EXERCISE INSTRUCTIONS: Scan the data for "matplotlib" and copy the lines it appears in.

GIVEN ENTRIES start

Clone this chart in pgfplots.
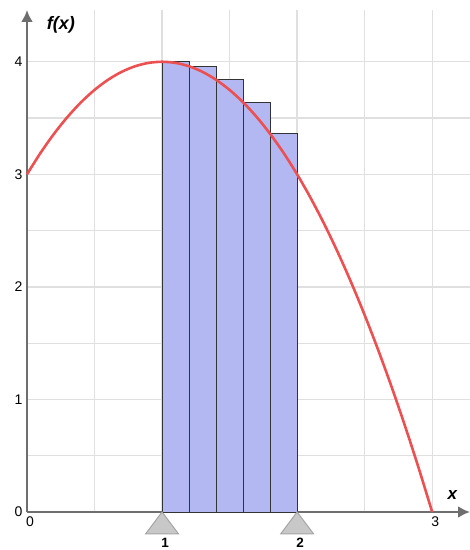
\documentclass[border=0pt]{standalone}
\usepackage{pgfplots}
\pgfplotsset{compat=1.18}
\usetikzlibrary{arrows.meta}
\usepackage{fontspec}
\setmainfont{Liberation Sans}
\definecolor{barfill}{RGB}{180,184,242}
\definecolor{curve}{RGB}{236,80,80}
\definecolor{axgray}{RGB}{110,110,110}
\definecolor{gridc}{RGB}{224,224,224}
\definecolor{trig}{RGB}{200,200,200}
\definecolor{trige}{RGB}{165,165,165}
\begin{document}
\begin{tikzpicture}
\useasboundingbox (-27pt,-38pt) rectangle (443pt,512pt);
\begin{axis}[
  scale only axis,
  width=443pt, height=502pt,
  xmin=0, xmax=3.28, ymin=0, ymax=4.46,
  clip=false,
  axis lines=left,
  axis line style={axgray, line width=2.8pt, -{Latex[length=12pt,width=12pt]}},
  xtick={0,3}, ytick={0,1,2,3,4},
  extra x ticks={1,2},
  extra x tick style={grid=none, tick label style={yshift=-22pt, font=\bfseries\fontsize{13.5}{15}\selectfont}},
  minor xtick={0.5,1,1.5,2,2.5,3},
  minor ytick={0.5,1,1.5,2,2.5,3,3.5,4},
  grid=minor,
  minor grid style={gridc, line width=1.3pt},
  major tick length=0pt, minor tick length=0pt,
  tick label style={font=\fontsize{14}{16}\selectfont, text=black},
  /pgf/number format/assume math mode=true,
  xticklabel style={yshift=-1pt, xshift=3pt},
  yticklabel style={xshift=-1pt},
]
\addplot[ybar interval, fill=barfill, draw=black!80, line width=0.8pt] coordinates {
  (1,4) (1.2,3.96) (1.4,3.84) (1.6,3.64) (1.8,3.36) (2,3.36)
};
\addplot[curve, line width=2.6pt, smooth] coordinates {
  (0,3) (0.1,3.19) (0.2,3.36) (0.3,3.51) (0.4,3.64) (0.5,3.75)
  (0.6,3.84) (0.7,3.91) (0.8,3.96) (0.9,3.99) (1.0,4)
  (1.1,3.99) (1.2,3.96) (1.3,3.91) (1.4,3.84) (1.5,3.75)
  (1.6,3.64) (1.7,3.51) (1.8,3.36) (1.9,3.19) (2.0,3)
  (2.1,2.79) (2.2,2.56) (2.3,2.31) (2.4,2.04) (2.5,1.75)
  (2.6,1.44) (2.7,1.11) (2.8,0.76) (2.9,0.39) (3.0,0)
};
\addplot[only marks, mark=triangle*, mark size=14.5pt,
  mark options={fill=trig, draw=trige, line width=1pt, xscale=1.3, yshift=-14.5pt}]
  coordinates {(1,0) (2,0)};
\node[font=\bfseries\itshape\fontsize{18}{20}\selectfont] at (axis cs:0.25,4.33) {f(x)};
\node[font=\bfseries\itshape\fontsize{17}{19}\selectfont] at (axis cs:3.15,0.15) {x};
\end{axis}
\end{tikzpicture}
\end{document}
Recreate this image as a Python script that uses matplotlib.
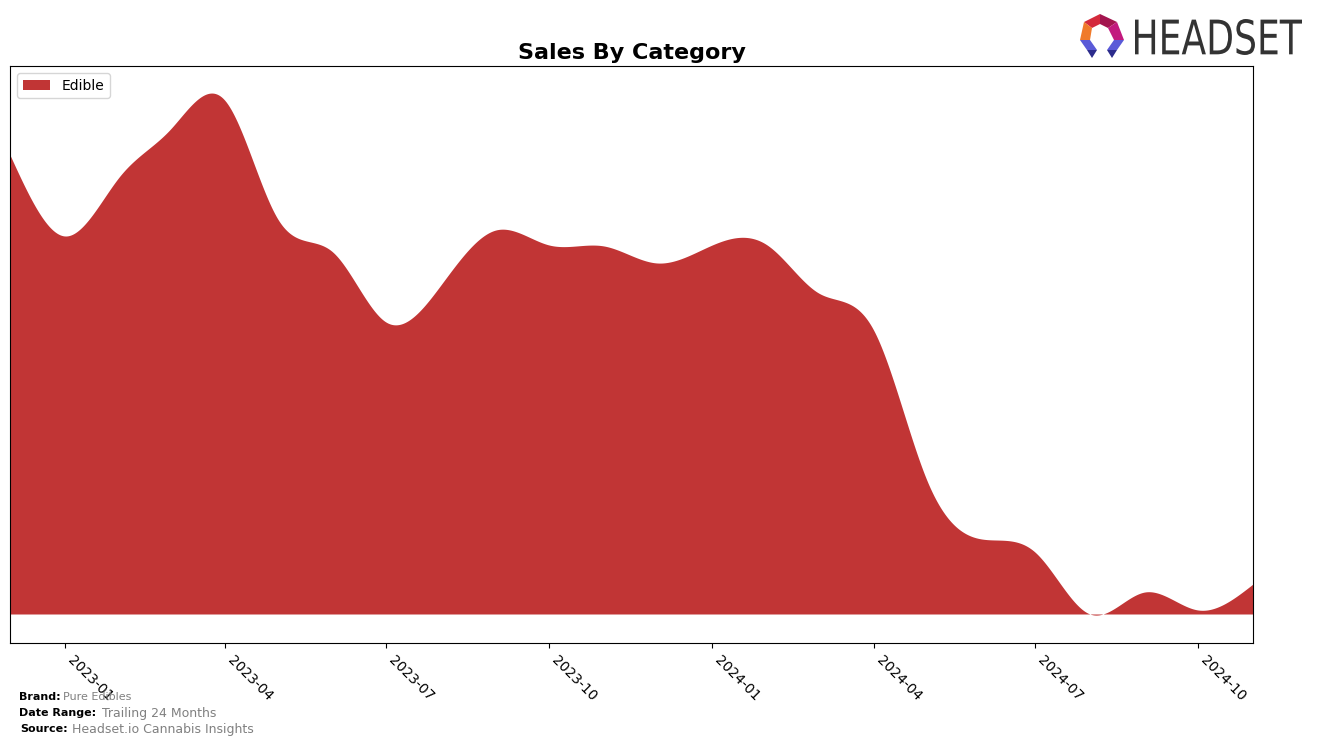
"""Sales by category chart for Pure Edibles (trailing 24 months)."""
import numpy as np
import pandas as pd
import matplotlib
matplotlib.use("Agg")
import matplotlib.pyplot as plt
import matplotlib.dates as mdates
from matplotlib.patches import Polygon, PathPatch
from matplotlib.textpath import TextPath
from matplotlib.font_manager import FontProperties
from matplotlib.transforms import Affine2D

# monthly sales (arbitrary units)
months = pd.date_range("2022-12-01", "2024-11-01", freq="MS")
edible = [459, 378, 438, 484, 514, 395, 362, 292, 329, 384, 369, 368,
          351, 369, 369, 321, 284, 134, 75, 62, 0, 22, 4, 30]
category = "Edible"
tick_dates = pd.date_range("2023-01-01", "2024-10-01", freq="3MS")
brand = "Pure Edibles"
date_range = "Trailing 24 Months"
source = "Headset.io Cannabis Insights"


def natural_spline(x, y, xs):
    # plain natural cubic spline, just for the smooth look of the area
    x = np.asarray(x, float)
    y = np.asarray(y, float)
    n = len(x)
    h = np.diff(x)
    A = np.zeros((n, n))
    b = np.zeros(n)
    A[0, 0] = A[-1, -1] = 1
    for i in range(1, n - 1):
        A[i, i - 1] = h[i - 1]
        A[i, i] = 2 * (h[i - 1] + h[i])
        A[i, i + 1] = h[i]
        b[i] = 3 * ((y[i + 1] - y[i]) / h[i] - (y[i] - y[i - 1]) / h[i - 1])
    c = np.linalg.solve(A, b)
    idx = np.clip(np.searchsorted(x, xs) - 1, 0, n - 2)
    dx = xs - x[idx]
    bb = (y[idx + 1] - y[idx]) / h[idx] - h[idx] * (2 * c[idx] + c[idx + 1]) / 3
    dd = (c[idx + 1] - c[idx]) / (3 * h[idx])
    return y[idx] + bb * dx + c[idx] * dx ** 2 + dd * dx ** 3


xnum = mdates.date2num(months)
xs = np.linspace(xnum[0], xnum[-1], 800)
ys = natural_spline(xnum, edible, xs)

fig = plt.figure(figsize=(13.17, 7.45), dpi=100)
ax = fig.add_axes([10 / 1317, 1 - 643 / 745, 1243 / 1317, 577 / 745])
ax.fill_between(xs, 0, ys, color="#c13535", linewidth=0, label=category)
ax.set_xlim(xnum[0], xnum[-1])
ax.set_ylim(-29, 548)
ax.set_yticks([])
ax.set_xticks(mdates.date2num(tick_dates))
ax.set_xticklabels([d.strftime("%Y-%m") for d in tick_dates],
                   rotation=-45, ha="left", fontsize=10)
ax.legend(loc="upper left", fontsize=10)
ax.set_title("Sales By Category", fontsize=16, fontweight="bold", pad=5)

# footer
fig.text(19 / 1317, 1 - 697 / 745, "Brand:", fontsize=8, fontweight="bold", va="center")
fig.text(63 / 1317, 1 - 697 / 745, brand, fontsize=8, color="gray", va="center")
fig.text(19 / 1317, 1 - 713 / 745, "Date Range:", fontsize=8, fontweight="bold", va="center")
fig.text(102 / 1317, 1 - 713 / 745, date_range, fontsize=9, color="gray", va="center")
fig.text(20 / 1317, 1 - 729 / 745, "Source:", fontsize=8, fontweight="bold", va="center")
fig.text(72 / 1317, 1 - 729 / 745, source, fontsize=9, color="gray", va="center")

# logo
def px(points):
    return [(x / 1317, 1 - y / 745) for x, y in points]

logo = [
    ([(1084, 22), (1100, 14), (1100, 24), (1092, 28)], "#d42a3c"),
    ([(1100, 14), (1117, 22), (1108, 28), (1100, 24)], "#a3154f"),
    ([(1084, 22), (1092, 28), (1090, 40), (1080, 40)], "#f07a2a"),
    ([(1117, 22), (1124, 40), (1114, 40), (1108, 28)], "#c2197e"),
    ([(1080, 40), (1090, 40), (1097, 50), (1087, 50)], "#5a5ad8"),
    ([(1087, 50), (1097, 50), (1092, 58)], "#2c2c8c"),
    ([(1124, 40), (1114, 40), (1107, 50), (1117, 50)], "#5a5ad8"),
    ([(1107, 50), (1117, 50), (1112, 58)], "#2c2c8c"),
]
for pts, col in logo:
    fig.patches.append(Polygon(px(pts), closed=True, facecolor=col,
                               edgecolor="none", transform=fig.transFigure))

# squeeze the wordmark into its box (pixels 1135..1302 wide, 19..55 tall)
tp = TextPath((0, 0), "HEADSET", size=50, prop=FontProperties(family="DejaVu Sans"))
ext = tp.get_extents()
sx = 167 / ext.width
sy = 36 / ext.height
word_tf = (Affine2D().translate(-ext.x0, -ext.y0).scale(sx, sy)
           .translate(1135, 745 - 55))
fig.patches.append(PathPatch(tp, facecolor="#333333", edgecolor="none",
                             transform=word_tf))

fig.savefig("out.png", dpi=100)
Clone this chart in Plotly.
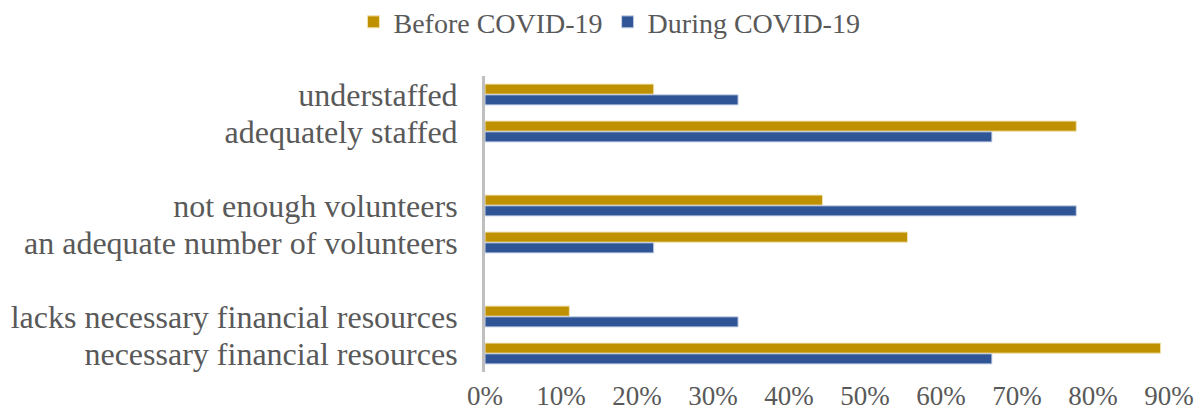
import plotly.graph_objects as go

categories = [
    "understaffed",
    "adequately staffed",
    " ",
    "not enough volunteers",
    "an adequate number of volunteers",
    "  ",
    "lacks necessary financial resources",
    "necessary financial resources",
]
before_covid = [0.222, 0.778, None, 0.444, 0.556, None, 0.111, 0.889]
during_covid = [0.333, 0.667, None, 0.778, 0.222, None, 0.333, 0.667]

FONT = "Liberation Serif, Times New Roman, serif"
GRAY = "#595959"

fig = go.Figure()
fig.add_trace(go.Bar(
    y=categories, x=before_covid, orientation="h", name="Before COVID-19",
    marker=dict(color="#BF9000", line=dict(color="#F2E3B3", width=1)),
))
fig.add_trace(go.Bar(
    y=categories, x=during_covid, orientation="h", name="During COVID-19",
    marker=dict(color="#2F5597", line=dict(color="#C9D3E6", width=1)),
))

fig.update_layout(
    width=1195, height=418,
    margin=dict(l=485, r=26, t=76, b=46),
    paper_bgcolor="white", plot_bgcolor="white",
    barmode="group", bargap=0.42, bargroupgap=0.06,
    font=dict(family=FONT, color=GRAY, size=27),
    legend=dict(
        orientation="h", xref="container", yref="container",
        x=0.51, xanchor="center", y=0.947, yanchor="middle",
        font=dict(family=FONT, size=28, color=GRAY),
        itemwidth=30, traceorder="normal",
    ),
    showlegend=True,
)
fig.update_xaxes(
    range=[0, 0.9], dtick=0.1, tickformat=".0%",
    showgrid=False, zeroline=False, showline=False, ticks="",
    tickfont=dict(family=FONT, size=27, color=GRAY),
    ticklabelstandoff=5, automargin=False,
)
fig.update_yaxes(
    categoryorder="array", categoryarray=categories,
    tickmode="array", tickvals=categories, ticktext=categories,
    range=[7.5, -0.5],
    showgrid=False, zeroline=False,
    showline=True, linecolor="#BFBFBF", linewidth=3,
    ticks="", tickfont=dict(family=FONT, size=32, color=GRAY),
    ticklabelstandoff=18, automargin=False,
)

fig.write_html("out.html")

GIVEN ENTRIES end

SOLUTION TO THIS TASK:
Recreate this image as a Python script that uses matplotlib.
import matplotlib
matplotlib.use("Agg")
import matplotlib.pyplot as plt
import matplotlib.dates as mdates
from matplotlib.patches import Polygon, PathPatch
from matplotlib.textpath import TextPath
from matplotlib.font_manager import FontProperties
from matplotlib.transforms import Affine2D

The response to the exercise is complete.